Most of these architectural tests can be implemented as normal system-level tests, end-to-end tests, load tests, performance tests, smoke tests, or similar. We already have plenty of tools available to help us write these kinds of tests. On existing projects we often already have some of these tests in place, and we can adopt a Test-Driven Architecture methodology by building on top of them.
Architectural tests can thus also be part of existing CI/CD pipelines, so that a change is blocked from being deployed to production if an architectural test fails because that architectural capability is presumably no longer in place.

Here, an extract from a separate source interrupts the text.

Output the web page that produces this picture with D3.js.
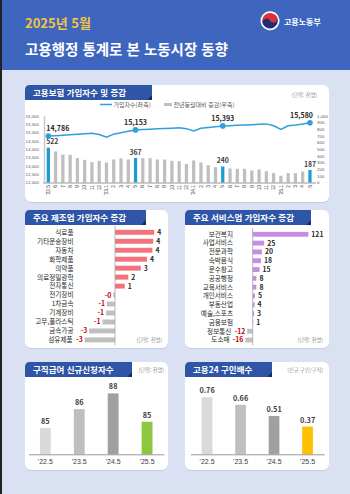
<!DOCTYPE html>
<html lang="ko">
<head>
<meta charset="UTF-8" />
<title>고용행정 통계로 본 노동시장 동향</title>
<style>
  html, body { margin: 0; padding: 0; background: #d9e1f2; }
  svg { display: block; font-family: "Noto Sans CJK KR", "Noto Sans", sans-serif; }
  .tick line { display: none; }
</style>
</head>
<body>
<div id="chart"></div>
<script src="https://d3js.org/d3.v7.min.js"></script>
<script>
// 데이터 ==========================================================
const months = ["'22.5","6","7","8","9","10","11","12","'23.1","2","3","4","5","6","7","8","9","10","11","12",
  "'24.1","2","3","4","5","6","7","8","9","10","11","12","'25.1","2","3","4","5"]
// 가입자수 (천명, 좌축)
const insured = [14786,14810,14840,14870,14900,14930,14950,14880,14710,14900,14990,15080,15153,15180,15200,15220,
  15240,15260,15280,15230,15090,15250,15300,15350,15393,15410,15430,15450,15470,15490,15515,15400,15180,15400,15450,15510,15580]
// 전년동월대비 증감 (천명, 우축)
const yoy = [522,465,420,415,365,340,305,325,300,345,360,345,367,365,365,345,345,325,320,280,
  330,300,260,230,240,210,205,205,180,195,170,140,100,140,140,165,187]
const highlight = [0, 12, 24, 36]

const mfgCats = ['식료품','기타운송장비','자동차','화학제품','의약품','의료정밀광학','전자통신','전기장비','1차금속','기계장비','고무,플라스틱','금속가공','섬유제품']
const mfgVals = [4.4, 4.3, 4.2, 3.6, 2.9, 1.5, 1.1, -0.2, -0.9, -1.0, -1.4, -2.9, -3.4]

const svcCats = ['보건복지','사업서비스','전문과학','숙박음식','운수창고','공공행정','교육서비스','개인서비스','부동산업','예술,스포츠','금융보험','정보통신','도소매']
const svcVals = [121, 25, 20, 18, 15, 8, 8, 5, 4, 3, 1, -12, -16]

const years = ["'22.5", "'23.5", "'24.5", "'25.5"]
const claims = [84.5, 86.3, 87.8, 85.1]      // 구직급여 신규신청자수 (천명)
const claimLabels = ['85', '86', '88', '85']
const jobRatio = [0.76, 0.66, 0.51, 0.37]    // 고용24 구인배수

const W = 350, H = 494
const svg = d3.select('#chart').append('svg').attr('width', W).attr('height', H)

// 배경 / 헤더 =======================================================
svg.append('rect').attr('width', W).attr('height', H).attr('fill', '#d9e1f2')
svg.append('rect').attr('width', W).attr('height', 70).attr('fill', '#3e66bf')
svg.append('rect').attr('width', 2).attr('height', H).attr('fill', '#222')

svg.append('text').attr('x', 25).attr('y', 27.5)
  .attr('fill', '#f4c244').attr('font-size', 13).attr('font-weight', 700)
  .text('2025년 5월')
svg.append('text').attr('x', 25).attr('y', 54.5)
  .attr('fill', '#fff').attr('font-size', 14.5).attr('font-weight', 700)
  .text('고용행정 통계로 본 노동시장 동향')

// 로고
const logo = svg.append('g').attr('transform', 'translate(270,20.7) rotate(-30)')
logo.append('circle').attr('r', 9.5).attr('fill', '#fff')
logo.append('path').attr('d', d3.arc()({innerRadius: 0, outerRadius: 7.8, startAngle: -Math.PI / 2, endAngle: Math.PI / 2})).attr('fill', '#d8323c')
logo.append('path').attr('d', d3.arc()({innerRadius: 0, outerRadius: 7.8, startAngle: Math.PI / 2, endAngle: Math.PI * 1.5})).attr('fill', '#1c2f6e')
logo.append('circle').attr('cx', -3.9).attr('r', 3.9).attr('fill', '#1c2f6e')
logo.append('circle').attr('cx', 3.9).attr('r', 3.9).attr('fill', '#d8323c')
svg.append('text').attr('x', 284).attr('y', 25)
  .attr('fill', '#fff').attr('font-size', 8).attr('font-weight', 700)
  .text('고용노동부')

// 패널 공통 ========================================================
const panel = (x, y, w, h, tabW, title) => {
  svg.append('rect').attr('x', x).attr('y', y + 1).attr('width', w).attr('height', h)
    .attr('rx', 6).attr('fill', '#c3cde2')
  svg.append('rect').attr('x', x).attr('y', y).attr('width', w).attr('height', h)
    .attr('rx', 6).attr('fill', '#fff')
  const th = 15
  svg.append('path')
    .attr('d', `M${x},${y + th}V${y + 5}Q${x},${y} ${x + 5},${y}H${x + tabW}V${y + th}Z`)
    .attr('fill', '#2e55a6')
  svg.append('path')
    .attr('d', `M${x + tabW - 5},${y + th}L${x + tabW},${y + th - 5}V${y + th}Z`)
    .attr('fill', '#1a2c60')
  svg.append('text').attr('x', x + 8).attr('y', y + 10.8)
    .attr('fill', '#fff').attr('font-size', 8.5).attr('font-weight', 700)
    .text(title)
}

const note = (x, y, t, anchor = 'end') => svg.append('text').attr('x', x).attr('y', y)
  .attr('text-anchor', anchor).attr('fill', '#8c8c8c').attr('font-size', 5.2).text(t)

// 1. 고용보험 가입자수 및 증감 ==========================================
panel(25, 85, 304, 117, 127, '고용보험 가입자수 및 증감')
note(317, 97, '(단위: 천명)')

// 범례
svg.append('line').attr('x1', 100).attr('x2', 112).attr('y1', 104.5).attr('y2', 104.5)
  .attr('stroke', '#2ea0da').attr('stroke-width', 1.5)
svg.append('text').attr('x', 113.5).attr('y', 106.5).attr('font-size', 6).attr('fill', '#595959').text('가입자수(좌축)')
svg.append('rect').attr('x', 164).attr('y', 103).attr('width', 8).attr('height', 3).attr('fill', '#bfbfbf')
svg.append('text').attr('x', 173.5).attr('y', 106.5).attr('font-size', 6).attr('fill', '#595959').text('전년동월대비 증감(우축)')

const x1 = d3.scaleBand().domain(d3.range(months.length)).range([42.7, 315.6]).padding(0.55)
const yL = d3.scaleLinear().domain([12000, 16000]).range([182.5, 115.8])
const yR = d3.scaleLinear().domain([0, 1000]).range([182.5, 115.8])
const cx = i => x1(i) + x1.bandwidth() / 2

const gL = svg.append('g').attr('transform', 'translate(44,0)')
  .call(d3.axisLeft(yL).tickValues(d3.range(12000, 16001, 500)).tickSize(0).tickPadding(5).tickFormat(d3.format(',')))
gL.select('.domain').attr('stroke', '#c8c8c8').attr('stroke-width', 1.5)
gL.selectAll('text').attr('font-size', 4.4).attr('fill', '#595959').attr('font-family', null)

const gR = svg.append('g').attr('transform', 'translate(314,0)')
  .call(d3.axisRight(yR).tickValues(d3.range(0, 1001, 100)).tickSize(0).tickPadding(3).tickFormat(d3.format(',')))
gR.select('.domain').remove()
gR.selectAll('text').attr('font-size', 4.4).attr('fill', '#595959').attr('font-family', null)

svg.append('g').selectAll('rect').data(yoy).join('rect')
  .attr('x', (d, i) => x1(i)).attr('width', x1.bandwidth())
  .attr('y', d => yR(d)).attr('height', d => yR(0) - yR(d))
  .attr('fill', (d, i) => highlight.includes(i) ? '#1f9ad8' : '#bfbfbf')

const gX = svg.append('g').attr('transform', 'translate(0,182.5)')
  .call(d3.axisBottom(x1).tickSize(0).tickFormat(i => months[i]))
gX.select('.domain').attr('stroke', '#7f7f7f').attr('stroke-width', 0.8)
gX.selectAll('text')
  .attr('transform', 'rotate(-90)').attr('text-anchor', 'end')
  .attr('x', -2.5).attr('y', 0).attr('dy', '0.35em')
  .attr('font-size', 4.8).attr('fill', '#404040').attr('font-family', null)

const barAnchor = ['start', 'middle', 'middle', 'middle']
svg.append('g').selectAll('text').data(highlight).join('text')
  .attr('x', (d, k) => k === 0 ? x1(d) - 0.5 : cx(d))
  .attr('y', d => yR(yoy[d]) - 3.5)
  .attr('text-anchor', (d, k) => barAnchor[k])
  .attr('font-size', 6.8).attr('font-weight', 700).attr('fill', '#404040')
  .text(d => yoy[d])

const line = d3.line().x((d, i) => cx(i)).y(d => yL(d))
svg.append('path').datum(insured).attr('d', line)
  .attr('fill', 'none').attr('stroke', '#2ea0da').attr('stroke-width', 1.5)
svg.append('g').selectAll('circle').data(highlight).join('circle')
  .attr('cx', d => cx(d)).attr('cy', d => yL(insured[d])).attr('r', 2.8).attr('fill', '#2ea0da')
const lineAnchor = ['start', 'middle', 'middle', 'end']
svg.append('g').selectAll('text').data(highlight).join('text')
  .attr('x', (d, k) => k === 0 ? cx(d) - 2 : k === 3 ? cx(d) + 3 : cx(d))
  .attr('y', d => yL(insured[d]) - 5)
  .attr('text-anchor', (d, k) => lineAnchor[k])
  .attr('font-size', 7).attr('font-weight', 700).attr('fill', '#262626')
  .text(d => d3.format(',')(insured[d]))

// 2, 3. 업종별 가로 막대 ============================================
const valText = d => d < 0 && Math.round(d) === 0 ? '-0' : String(Math.round(d))

const hbar = (cats, vals, xScale, yRange, labelX, posColor) => {
  const y = d3.scaleBand().domain(cats).range(yRange).padding(0.45)
  const x0 = xScale(0)
  const g = svg.append('g')
  g.selectAll('rect').data(vals).join('rect')
    .attr('x', d => Math.min(xScale(d), x0)).attr('width', d => Math.abs(xScale(d) - x0))
    .attr('y', (d, i) => y(cats[i])).attr('height', y.bandwidth())
    .attr('fill', d => d >= 0 ? posColor : '#bfbfbf')
  g.append('line').attr('x1', x0).attr('x2', x0)
    .attr('y1', yRange[0]).attr('y2', yRange[1] - 1)
    .attr('stroke', '#a6a6a6').attr('stroke-width', 0.8)
  // 음수 값 라벨과 겹치지 않도록 카테고리 라벨 위치 조정
  g.selectAll('text.cat').data(cats).join('text').attr('class', 'cat')
    .attr('x', (d, i) => {
      const v = vals[i]
      if (v >= 0) return labelX
      return Math.min(labelX, xScale(v) - 2 - valText(v).length * 3.6 - 3)
    })
    .attr('y', d => y(d) + y.bandwidth() / 2).attr('dy', '0.36em')
    .attr('text-anchor', 'end').attr('font-size', 6.6).attr('fill', '#262626')
    .text(d => d)
  g.selectAll('text.val').data(vals).join('text').attr('class', 'val')
    .attr('x', d => d >= 0 ? xScale(d) + 3 : xScale(d) - 2)
    .attr('y', (d, i) => y(cats[i]) + y.bandwidth() / 2).attr('dy', '0.36em')
    .attr('text-anchor', d => d >= 0 ? 'start' : 'end')
    .attr('font-size', 6.8).attr('font-weight', 700)
    .attr('fill', d => d >= 0 ? '#262626' : '#c00000')
    .text(valText)
}

panel(25, 210, 143, 138, 121, '주요 제조업 가입자수 증감')
hbar(mfgCats, mfgVals, d3.scaleLinear().domain([-4, 5]).range([115 - 4 * 8.9, 115 + 5 * 8.9]),
  [225.8, 346.4], 73.5, '#f2737b')
note(162, 342, '(단위: 천명)')

panel(185, 210, 144, 138, 126, '주요 서비스업 가입자수 증감')
hbar(svcCats, svcVals, d3.scaleLinear().domain([-20, 130]).range([252.7 - 20 * 0.46, 252.7 + 130 * 0.46]),
  [227.9, 346.4], 233, '#c58ee4')
note(323, 342, '(단위: 천명)')

// 4, 5. 세로 막대 ==================================================
const vbar = (vals, labels, range, yScale, colors) => {
  const x = d3.scaleBand().domain(years).range(range).paddingInner(0.68).paddingOuter(0.34)
  const g = svg.append('g')
  g.selectAll('rect').data(vals).join('rect')
    .attr('x', (d, i) => x(years[i])).attr('width', x.bandwidth())
    .attr('y', d => yScale(d)).attr('height', d => yScale.range()[0] - yScale(d))
    .attr('fill', (d, i) => colors[i])
  g.selectAll('text.v').data(vals).join('text').attr('class', 'v')
    .attr('x', (d, i) => x(years[i]) + x.bandwidth() / 2).attr('y', d => yScale(d) - 4)
    .attr('text-anchor', 'middle').attr('font-size', 7.3).attr('font-weight', 700).attr('fill', '#404040')
    .text((d, i) => labels[i])
  const ax = g.append('g').attr('transform', `translate(0,${yScale.range()[0]})`)
    .call(d3.axisBottom(x).tickSize(0).tickPadding(5))
  ax.select('.domain').attr('stroke', '#7f7f7f').attr('stroke-width', 0.8)
  ax.selectAll('text').attr('font-size', 7).attr('fill', '#404040').attr('font-family', null)
}

panel(25, 362, 143, 108, 107, '구직급여 신규신청자수')
note(164, 372, '(단위: 천명)')
vbar(claims, claimLabels, [28.4, 164], d3.scaleLinear().domain([82, 90]).range([454.3, 370.3]),
  ['#d9d9d9', '#bfbfbf', '#a0a0a0', '#8dc63f'])

panel(185, 362, 144, 108, 87, '고용24 구인배수')
note(323, 372, '(신규 구인/구직)')
vbar(jobRatio, jobRatio.map(d => d.toFixed(2)), [190.3, 324.3], d3.scaleLinear().domain([0, 1]).range([454.3, 379.3]),
  ['#d9d9d9', '#bfbfbf', '#a0a0a0', '#ffc000'])
</script>
</body>
</html>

We might consider in which environments to run these architectural tests. It will be useful to run them in a test environment, to be able to verify that an architectural change does not unintentionally impact an existing capability before deploying the change into production. It might also be useful to run at least some of them in the production environment, especially if there is reason to suspect that production and test environments are not 100% identical.
It would be nice to know what architectural coverage our tests provide. This could provide us with valuable feedback about architectural areas that have no or too few tests. I am not aware of any such tool, though, so please let me know if you have ideas for how this could be achieved.
Test-Driven Architecture is all about improving the way we work with architectural change, a structured methodology for architectural work that fits well with existing TDD practices and CI/CD tooling.
I would like to thank Lund og Bendsen for facilitating discussions about Test-Driven Architecture at a recent Software Architecture Open Space.